Monday, June 23, 2008

Tokyocabinet and Mnesia

As Daisy has already indicated, it is now possible to plug arbitrary storage strategies into Mnesia. For those who are familiar with mnesia_access, this is different; mnesia_access only covers reads and writes, not schema manipulations, and has other deficiencies that it render it useless for adding a new storage type in practice (what mnesia_access is great for is changing the semantics of mnesia operations, e.g., mnesia_frag). This project lets you make tables that are essentially indistinguishable from the built-in mnesia table types (ram_copies, disc_copies, disc_only_copies).

Anyway our goal was to get a good on-disk ordered_set table type, since we've found ordered_sets very useful for the kinds of problems we're solving but we're tired of being limited by memory. After looking around for a while Tokyocabinet emerged as our favorite for underlying implementation. We considered BDB and libmysql, but Tokyocabinet seemed simple and faster, and had a more accommodating license. So we ported Tokyocabinet to Erlang and then used the above storage API to connect to Mnesia.

As a side benefit Tokyocabinet might also be preferred to dets even for set-type applications because of the lack of file size limit and high performance.

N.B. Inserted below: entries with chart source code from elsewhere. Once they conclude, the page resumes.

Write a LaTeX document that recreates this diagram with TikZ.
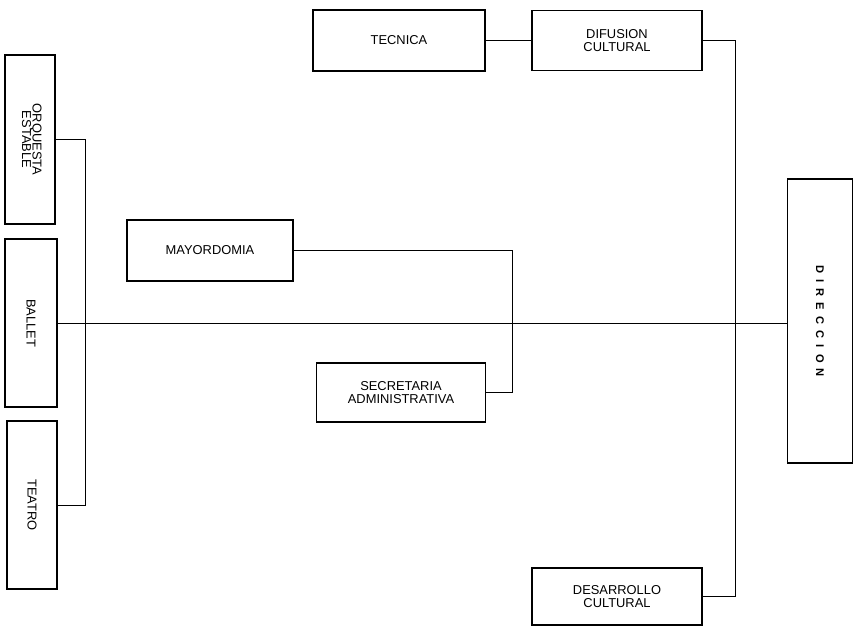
\documentclass[tikz,border=0pt]{standalone}
\usepackage{fontspec}
\setmainfont{Liberation Sans}
\usetikzlibrary{positioning}

\begin{document}
\begin{tikzpicture}[x=0.03cm,y=-0.03cm]
\tikzset{orgbox/.style={rectangle,draw,line width=1.5pt,inner sep=0pt,align=center,font=\fontsize{11}{11}\selectfont},
  orgline/.style={line width=0.8pt}}
\useasboundingbox (0,0) rectangle (860,628);
% columna izquierda
\node[orgbox,minimum width=1.5cm,minimum height=5.07cm](orq) at (30,139.5){\rotatebox{-90}{\begin{tabular}{@{}c@{}}ORQUESTA\\[-2pt]ESTABLE\end{tabular}}};
\node[orgbox,minimum width=1.56cm,minimum height=5.04cm](ballet) at (31,323){\rotatebox{-90}{BALLET}};
\node[orgbox,minimum width=1.5cm,minimum height=5.04cm](teatro) at (32,505){\rotatebox{-90}{TEATRO}};
\draw[orgline](orq.east) -- ++(30,0) |- (teatro.east);
% centro
\node[orgbox,minimum width=4.98cm,minimum height=1.83cm](mayordomia) at (210,250.5){MAYORDOMIA};
\node[orgbox,minimum width=5.07cm,minimum height=1.77cm](secretaria) at (401,392.5){SECRETARIA\\ADMINISTRATIVA};
\draw[orgline](mayordomia.east) -- ++(219,0) |- (secretaria.east);
% arriba y abajo
\node[orgbox,minimum width=5.16cm,minimum height=1.83cm](tecnica) at (399,40.5){TECNICA};
\node[orgbox,minimum width=5.1cm,minimum height=1.8cm](difusion) at (617,40.5){DIFUSION\\CULTURAL};
\node[orgbox,minimum width=5.1cm,minimum height=1.71cm](desarrollo) at (617,596.5){DESARROLLO\\CULTURAL};
\draw[orgline](tecnica) -- (difusion);
\draw[orgline](difusion.east) -- ++(33,0) |- (desarrollo.east);
% direccion
\node[orgbox,minimum width=1.95cm,minimum height=8.52cm](direccion) at (820,321){\rotatebox{-90}{\fontsize{9.5}{10}\selectfont\bfseries D\;\;I\;\;R\;\;E\;\;C\;\;C\;\;I\;\;O\;\;N}};
\draw[orgline](ballet.east) -- (ballet.east -| direccion.west);
\end{tikzpicture}
\end{document}
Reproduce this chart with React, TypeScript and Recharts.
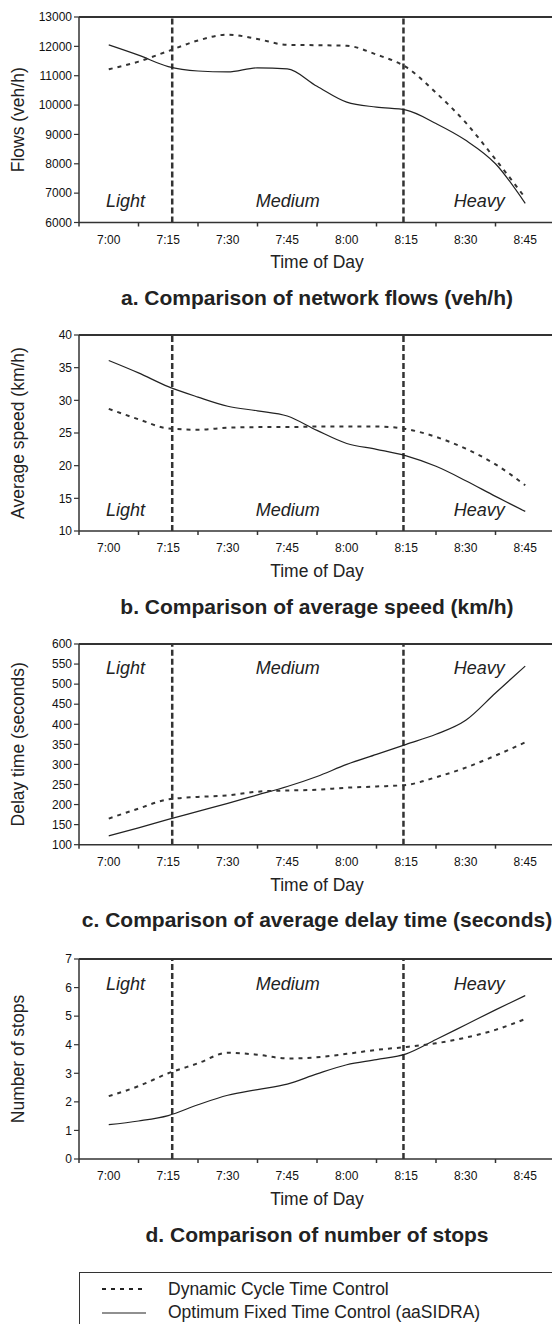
import React from 'react';
import { LineChart, Line, XAxis, YAxis, ReferenceLine, ReferenceArea } from 'recharts';

// minutes after 7:00, read every half interval
const times = [0, 7.5, 15, 22.5, 30, 37.5, 45, 52.5, 60, 67.5, 75, 82.5, 90, 97.5, 105];
const tickTimes = [0, 15, 30, 45, 60, 75, 90, 105];
const tickLabels = ['7:00', '7:15', '7:30', '7:45', '8:00', '8:15', '8:30', '8:45'];
const periodBounds = [-7.5, 16, 74.3, 112.5];
const periodNames = ['Light', 'Medium', 'Heavy'];

const flowsDynamic = [11220, 11480, 11840, 12200, 12400, 12250, 12050, 12040, 12020, 11720, 11290, 10420, 9400, 8150, 6840];
const flowsFixed = [12050, 11700, 11310, 11160, 11130, 11270, 11230, 10640, 10100, 9930, 9830, 9370, 8800, 8000, 6650];
const flowsTicks = [6000, 7000, 8000, 9000, 10000, 11000, 12000, 13000];

const speedDynamic = [28.7, 27.1, 25.7, 25.5, 25.8, 25.9, 25.9, 26.0, 26.0, 26.0, 25.6, 24.4, 22.6, 20.2, 17.0];
const speedFixed = [36.1, 34.2, 32.1, 30.5, 29.1, 28.4, 27.6, 25.4, 23.4, 22.5, 21.5, 19.9, 17.7, 15.3, 13.0];
const speedTicks = [10, 15, 20, 25, 30, 35, 40];

const delayDynamic = [165, 190, 213, 219, 223, 232, 235, 237, 242, 245, 249, 268, 292, 322, 355];
const delayFixed = [122, 142, 163, 183, 203, 224, 245, 270, 300, 325, 350, 375, 410, 478, 545];
const delayTicks = [100, 150, 200, 250, 300, 350, 400, 450, 500, 550, 600];

const stopsDynamic = [2.2, 2.55, 3.0, 3.35, 3.72, 3.65, 3.52, 3.56, 3.68, 3.82, 3.92, 4.05, 4.25, 4.52, 4.9];
const stopsFixed = [1.2, 1.33, 1.52, 1.9, 2.23, 2.43, 2.62, 2.98, 3.3, 3.48, 3.68, 4.18, 4.7, 5.22, 5.72];
const stopsTicks = [0, 1, 2, 3, 4, 5, 6, 7];

const seriesNames = ['Dynamic Cycle Time Control', 'Optimum Fixed Time Control (aaSIDRA)'];

const FONT = '"Liberation Sans", Arial, Helvetica, sans-serif';
const CHART_W = 560;
const PLOT_L = 79;
const PLOT_R = 555;
const HALF = (PLOT_R - PLOT_L) / 16;
const AXIS = '#333';

const panels = [
	{ title: 'a. Comparison of network flows (veh/h)', yLabel: 'Flows (veh/h)', dynamic: flowsDynamic, fixed: flowsFixed, ticks: flowsTicks, top: 16.5, plotH: 205.5, place: 'bottom' },
	{ title: 'b. Comparison of average speed (km/h)', yLabel: 'Average speed (km/h)', dynamic: speedDynamic, fixed: speedFixed, ticks: speedTicks, top: 335, plotH: 196, place: 'bottom' },
	{ title: 'c. Comparison of average delay time (seconds)', yLabel: 'Delay time (seconds)', dynamic: delayDynamic, fixed: delayFixed, ticks: delayTicks, top: 644, plotH: 200.7, place: 'top' },
	{ title: 'd. Comparison of number of stops', yLabel: 'Number of stops', dynamic: stopsDynamic, fixed: stopsFixed, ticks: stopsTicks, top: 959, plotH: 200, place: 'top' },
];

// tick labels sit on the categories, tick marks between them
const TimeTick = ({ x, y, payload, index }: any) => {
	const axisY = y - 4;
	return (
		<g>
			<line x1={x - HALF} x2={x - HALF} y1={axisY} y2={axisY + 4} stroke={AXIS} strokeWidth={1.5} />
			<text x={x} y={axisY + 21} textAnchor="middle" fontSize={12} fill="#111" fontFamily={FONT}>
				{tickLabels[index] ?? payload.value}
			</text>
		</g>
	);
};

const periodLabel = (text: string, place: string) => (props: any) => {
	const { x, y, width, height } = props.viewBox;
	const baseY = place === 'bottom' ? y + height - 15.5 : y + 30.5;
	return (
		<text x={x + width / 2} y={baseY} textAnchor="middle" fontSize={18} fontStyle="italic" fill="#222" fontFamily={FONT}>
			{text}
		</text>
	);
};

const yTitle = (text: string) => (props: any) => {
	const { y, height } = props.viewBox;
	const cy = y + height / 2;
	return (
		<text x={17.5} y={cy} transform={`rotate(-90 17.5 ${cy})`} textAnchor="middle" dominantBaseline="central" fontSize={17.5} fill="#222" fontFamily={FONT}>
			{text}
		</text>
	);
};

function Panel({ p }: { p: any }) {
	const data = times.map((t, i) => ({ t, dynamic: p.dynamic[i], fixed: p.fixed[i] }));
	const domain = [p.ticks[0], p.ticks[p.ticks.length - 1]];
	const bottom = p.top + p.plotH;
	return (
		<>
			<div style={{ position: 'absolute', left: 0, top: p.top - 10 }}>
				<LineChart width={CHART_W} height={10 + p.plotH + 60} data={data} margin={{ top: 10, right: CHART_W - PLOT_R, left: 0, bottom: 0 }}>
					<XAxis
						dataKey="t"
						type="number"
						domain={[periodBounds[0], periodBounds[periodBounds.length - 1]]}
						ticks={tickTimes}
						interval={0}
						height={60}
						tickSize={4}
						tickMargin={0}
						tickLine={false}
						axisLine={{ stroke: AXIS, strokeWidth: 1.5 }}
						tick={<TimeTick />}
					/>
					<YAxis
						type="number"
						domain={domain}
						ticks={p.ticks}
						interval={0}
						width={PLOT_L}
						tickSize={5}
						tickMargin={2}
						tick={{ fontSize: 12, fill: '#111', fontFamily: FONT }}
						tickLine={{ stroke: AXIS, strokeWidth: 1.2 }}
						axisLine={{ stroke: AXIS, strokeWidth: 1.5 }}
						label={yTitle(p.yLabel)}
					/>
					<ReferenceLine y={domain[1]} stroke={AXIS} strokeWidth={1.8} />
					{periodNames.map((name, i) => (
						<ReferenceArea
							key={name}
							x1={periodBounds[i]}
							x2={periodBounds[i + 1]}
							fill="none"
							stroke="none"
							label={periodLabel(name, p.place)}
						/>
					))}
					<ReferenceLine x={periodBounds[1]} stroke={AXIS} strokeWidth={2.5} strokeDasharray="6 3" />
					<ReferenceLine x={periodBounds[2]} stroke={AXIS} strokeWidth={2.5} strokeDasharray="6 3" />
					<Line dataKey="fixed" name={seriesNames[1]} type="monotone" stroke="#222" strokeWidth={1.2} dot={false} isAnimationActive={false} />
					<Line dataKey="dynamic" name={seriesNames[0]} type="monotone" stroke="#333" strokeWidth={2} strokeDasharray="4 5" dot={false} isAnimationActive={false} />
				</LineChart>
			</div>
			<div style={{ position: 'absolute', left: 0, width: 634, top: bottom + 40 - 10, lineHeight: '20px', textAlign: 'center', fontSize: 17.5, color: '#222' }}>
				Time of Day
			</div>
			<div style={{ position: 'absolute', left: 0, width: 634, top: bottom + 75.5 - 12, lineHeight: '24px', textAlign: 'center', fontSize: 21, fontWeight: 'bold', color: '#222', whiteSpace: 'nowrap' }}>
				{p.title}
			</div>
		</>
	);
}

function LegendBox() {
	return (
		<div style={{ position: 'absolute', left: 79, top: 1272, width: 500, height: 80, border: `1.5px solid ${AXIS}`, boxSizing: 'border-box' }}>
			{seriesNames.map((name, i) => (
				<div key={name} style={{ position: 'absolute', left: 0, top: 5 + i * 23.5, height: 22, display: 'flex', alignItems: 'center' }}>
					<svg width={88} height={22}>
						<line x1={22} x2={66} y1={11} y2={11} stroke="#222" strokeWidth={i === 0 ? 2 : 1.2} strokeDasharray={i === 0 ? '4 5' : undefined} />
					</svg>
					<span style={{ fontSize: 17.5, color: '#222', whiteSpace: 'nowrap' }}>{name}</span>
				</div>
			))}
		</div>
	);
}

export default function App() {
	return (
		<div style={{ position: 'absolute', left: 0, top: 0, width: 552, height: 1324, overflow: 'hidden', background: '#fff', fontFamily: FONT }}>
			{panels.map((p) => (
				<Panel key={p.title} p={p} />
			))}
			<LegendBox />
		</div>
	);
}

Tokyocabinet actually has a set-type storage strategy that we'd like to define an Erlang Term Store for, but as of this post, the set-type store doesn't support cursor positioning based upon a key, which makes the implementation of next tedious (although not impossible). So I'm waiting on the author to add that call; if that happens, we could have a nicer on-disk set-type table as well.

Everything is available on google code: mnesiaex (storage API) and tcerl (erlang port of Tokyocabinet).

Also Daisy (aka Joel Reymont) is really nice to work with.